Ketika Gabby berusia 21 tahun dan benar-benar tidak memiliki pekerjaan, dia melihat sebuah iklan untuk ‘telefon seks’ dan memberanikan diri untuk mengikuti seleksi wawancara. Gabby mengira jika ia akan menemukan “gadis-gadis seksi berpakaian dalam yang sedang berbicara dengan penerima telepon”, namun ternyata ia hanya menemukan kantor biasa dengan pembicara di hadapan telepon, resepsionis, dan pelatih untuk para wanita ‘aktris telefon’. Gabby mencatat bahwa ‘gadis telepon’, umumnya ialah wanita kulit hitam berukuran plus- sama seperti dirinya-, meski ironisnya kebanyakan penelepon justru mengharapkan hal sebaliknya. Dengan kesabaran, Gabby berhasil dalam pekerjaannya, mendapatkan promosi, hingga akhirnya menjadi orang yang melatih ‘pelamar-pelamar’ baru.
Gabby mengatakan bahwa dia dengan sabar mengambil apa yang dia pelajari dari pekerjaannya sebagai ‘penerima telefon seks’ serta menerapkannya di dunia nyata.
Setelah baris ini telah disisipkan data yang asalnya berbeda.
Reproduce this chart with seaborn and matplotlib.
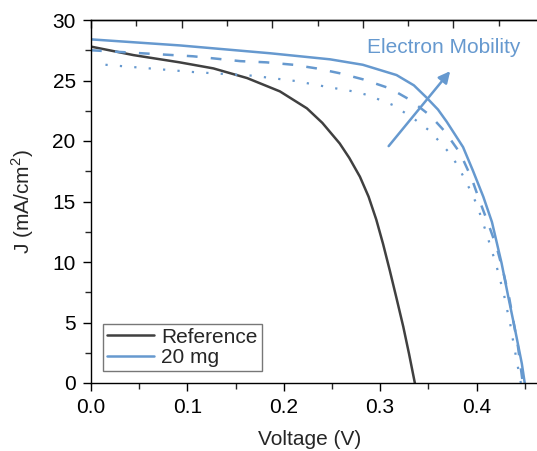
import matplotlib
matplotlib.use("Agg")
import matplotlib.pyplot as plt
import seaborn as sns
from matplotlib.ticker import MultipleLocator, FormatStrFormatter

# J-V curves
ref_v = [0.0, 0.044, 0.092, 0.127, 0.162, 0.196, 0.224, 0.24, 0.258, 0.268,
         0.279, 0.288, 0.296, 0.303, 0.31, 0.317, 0.324, 0.330, 0.336]
ref_j = [27.8, 27.1, 26.5, 26.0, 25.2, 24.1, 22.7, 21.5, 19.8, 18.6,
         17.05, 15.4, 13.5, 11.5, 9.3, 7.0, 4.65, 2.4, 0.0]

mg20_v = [0.0, 0.092, 0.186, 0.248, 0.282, 0.317, 0.335, 0.348, 0.360, 0.369, 0.386,
          0.396, 0.407, 0.416, 0.426, 0.433, 0.440, 0.447, 0.450]
mg20_j = [28.4, 27.9, 27.25, 26.75, 26.3, 25.45, 24.6, 23.6, 22.6, 21.6, 19.5,
          17.6, 15.4, 13.3, 9.9, 7.1, 4.4, 1.6, 0.0]

dash_v = [0.0, 0.106, 0.155, 0.182, 0.21, 0.234, 0.258, 0.282, 0.31, 0.331, 0.352,
          0.367, 0.383, 0.395, 0.403, 0.412, 0.421, 0.428, 0.434, 0.443, 0.448]
dash_j = [27.5, 27.0, 26.6, 26.5, 26.3, 26.0, 25.6, 25.1, 24.35, 23.4, 22.1,
          20.8, 19.0, 16.9, 15.1, 13.2, 11.2, 9.1, 7.0, 3.0, 0.0]

dot_v = [0.015, 0.106, 0.167, 0.212, 0.243, 0.272, 0.287, 0.313, 0.334, 0.352, 0.362,
         0.372, 0.381, 0.388, 0.395, 0.401, 0.406, 0.411, 0.4155, 0.42, 0.424, 0.428,
         0.431, 0.4345, 0.437, 0.4425, 0.446]
dot_j = [26.3, 25.7, 25.4, 24.96, 24.5, 24.1, 23.8, 22.98, 21.9, 20.8, 19.9,
         19.0, 17.9, 16.8, 15.7, 14.6, 13.4, 12.2, 11.0, 9.9, 8.65, 7.5,
         6.3, 5.1, 3.9, 1.5, 0.0]

DARK = "#404040"
BLUE = "#6699cf"
FS = 15

sns.set_style("ticks")
plt.rcParams["font.family"] = ["Liberation Sans", "DejaVu Sans"]
plt.rcParams["mathtext.fontset"] = "custom"
plt.rcParams["mathtext.rm"] = "Liberation Sans"

fig = plt.figure(figsize=(5.37, 4.51), dpi=100)
ax = fig.add_axes([91 / 537, 68 / 451, 453 / 537, 363 / 451])

sns.lineplot(x=ref_v, y=ref_j, sort=False, color=DARK, linewidth=1.8, label="Reference", ax=ax)
sns.lineplot(x=mg20_v, y=mg20_j, sort=False, color=BLUE, linewidth=1.8, label="20 mg", ax=ax)
sns.lineplot(x=dash_v, y=dash_j, sort=False, color=BLUE, linewidth=1.8, ax=ax,
             linestyle=(0, (4.3, 5.3)))
sns.lineplot(x=dot_v, y=dot_j, sort=False, color=BLUE, linewidth=1.6, ax=ax,
             linestyle=(0, (1.0, 5.5)))

ax.set_xlim(0, 0.47)
ax.set_ylim(0, 30)
ax.xaxis.set_major_locator(MultipleLocator(0.1))
ax.xaxis.set_minor_locator(MultipleLocator(0.05))
ax.xaxis.set_major_formatter(FormatStrFormatter("%.1f"))
ax.yaxis.set_major_locator(MultipleLocator(5))
ax.yaxis.set_minor_locator(MultipleLocator(2.5))
ax.tick_params(which="major", direction="out", length=6, width=1.0, labelsize=FS,
               colors="black", pad=5)
ax.tick_params(which="minor", direction="out", length=4, width=1.0)
ax.spines["right"].set_visible(False)
for side in ["left", "bottom", "top"]:
    ax.spines[side].set_linewidth(1.0)
    ax.spines[side].set_color("black")

# top axis ticks (inward, unlabeled)
top = ax.secondary_xaxis("top", functions=(lambda v: v / 0.94, lambda v: v * 0.94))
top.xaxis.set_major_locator(MultipleLocator(0.1))
top.xaxis.set_minor_locator(MultipleLocator(0.05))
top.tick_params(which="major", direction="in", length=6, width=1.0, labeltop=False)
top.tick_params(which="minor", direction="in", length=4, width=1.0)
top.spines["top"].set_linewidth(1.0)

ax.set_xlabel("Voltage (V)", fontsize=FS)
ax.xaxis.set_label_coords(0.483, -0.13)
ax.set_ylabel("J (mA/cm$^2$)", fontsize=FS, labelpad=12)

ax.annotate("", xy=(0.3745, 25.95), xytext=(0.307, 19.4),
            arrowprops=dict(arrowstyle="-|>", color=BLUE, lw=1.8, mutation_scale=17))
ax.text(0.286, 27.7, "Electron Mobility", color=BLUE, fontsize=FS, ha="left", va="center")

leg = ax.legend(loc="lower left", bbox_to_anchor=(12 / 453, 12 / 363), fontsize=FS,
                frameon=True, fancybox=False, handlelength=2.25, handletextpad=0.35,
                labelspacing=0.05, borderpad=0.2, borderaxespad=0)
leg.get_frame().set_edgecolor("#555555")
leg.get_frame().set_linewidth(1.0)

fig.savefig("out.png", dpi=100)
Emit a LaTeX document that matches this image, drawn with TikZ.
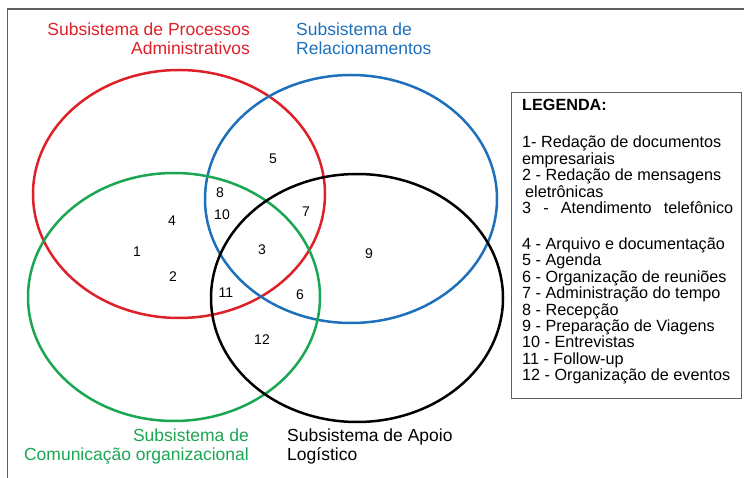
\documentclass[tikz,border=0pt]{standalone}
\usepackage{fontspec}
\setmainfont{Liberation Sans}
\usepackage{tikz}
\usetikzlibrary{positioning, shapes.geometric}
\definecolor{vermelho}{RGB}{222, 32, 40}
\definecolor{azul}{RGB}{30, 112, 188}
\definecolor{verde}{RGB}{26, 166, 82}
\definecolor{cinza}{RGB}{95, 95, 95}
\tikzset{
    conj/.style={draw, ellipse, line width=2.5pt, minimum width=292pt, minimum height=248pt, inner sep=0pt},
    num/.style={font=\fontsize{14}{16}\selectfont, inner sep=0pt},
    tit/.style={font=\fontsize{17.5}{19}\selectfont, inner sep=0pt},
    leg/.style={font=\fontsize{16.2}{16.4}\selectfont, align=left, inner sep=0pt},
}

\begin{document}
\begin{tikzpicture}[x=1pt, y=-1pt]
        \useasboundingbox (0,0) rectangle (744,478);
        \draw[cinza, line width=1.3pt] (7.5,478) |- (744,9);

        \node [conj, draw=vermelho] (adm) at (179,194) {};
        \node [conj, draw=azul] (rel) at (351,199) {};
        \node [conj, draw=verde] (com) at (174,297) {};
        \node [conj, draw=black] (apo) at (357,298) {};

        \node [tit, vermelho, align=right, anchor=east] (tadm) at (250,38.5) {Subsistema de Processos\\Administrativos};
        \node [tit, azul, align=left, anchor=west] (trel) at (296,38.5) {Subsistema de\\Relacionamentos};
        \node [tit, verde, align=right, anchor=east] (tcom) at (249,446.5) {Subsistema de\\Comunicação organizacional};
        \node [tit, align=left, anchor=west] (tapo) at (287,446.5) {Subsistema de Apoio\\Logístico};

        \node [num] (n1) at (137,252) {1};
        \node [num] (n2) at (173,277) {2};
        \node [num] (n3) at (262,250) {3};
        \node [num] (n4) at (172,221) {4};
        \node [num] (n5) at (273,159) {5};
        \node [num] (n6) at (300,295) {6};
        \node [num] (n7) at (306,212) {7};
        \node [num] (n8) at (220,193) {8};
        \node [num] (n9) at (369,254) {9};
        \node [num] (n10) at (222,215) {10};
        \node [num] (n11) at (226,293) {11};
        \node [num] (n12) at (262,340) {12};

        \node [draw=cinza, line width=0.9pt, minimum width=230pt, minimum height=306pt, inner sep=0pt, anchor=north west] (legbox) at (511,92) {};
        \node [leg, anchor=north west] (legtxt) at ([xshift=11pt, yshift=-7.3pt]legbox.north west) {%
            \textbf{LEGENDA:}\\[20.6pt]
            1- Redação de documentos\\
            empresariais\\
            2 - Redação de mensagens\\
            \hspace{3pt}eletrônicas\\
            \makebox[211pt][s]{3 - Atendimento telefônico}\\[19.6pt]
            4 - Arquivo e documentação\\
            5 - Agenda\\
            6 - Organização de reuniões\\
            7 - Administração do tempo\\
            8 - Recepção\\
            9 - Preparação de Viagens\\
            10 - Entrevistas\\
            11 - Follow-up\\
            12 - Organização de eventos};
\end{tikzpicture}
\end{document}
Dari sana, ia belajar mulai dari bagaimana harus berbicara dengan orang-orang, hingga bagaimana ia harus mengatasi rumor.
Kepercayaan Diri Gabby
Harus saya akui Gabby memang telah menjadi salah satu sosok yang sangat saya kagumi. Dia percaya diri, cerdas, menyenangkan, dan bertalenta. Buku ini sangat menyenangkan dibaca, dan yang paling penting, menghibur. Karena buku ini, saya jadi menonton Precious setelah saya memang sengaja menghindarinya karena tema filmnya yang cukup mengganggu. Sejujurnya, pada awalnya saya benar-benar tidak menyangka kalau ketenaran Gabby masih akan berlanjut setelah debutnya di Precious. Dengan stereotipe Hollywood yang kita kenal, Gabby justru berhasil menjadi salah satu bintang yang paling bersinar di antara para aktor lainnya. Saya menjadi tidak sabar karena ingin melihat bagaimana karir Gabby selanjutnya pasca menyelesaikan buku pertamanya.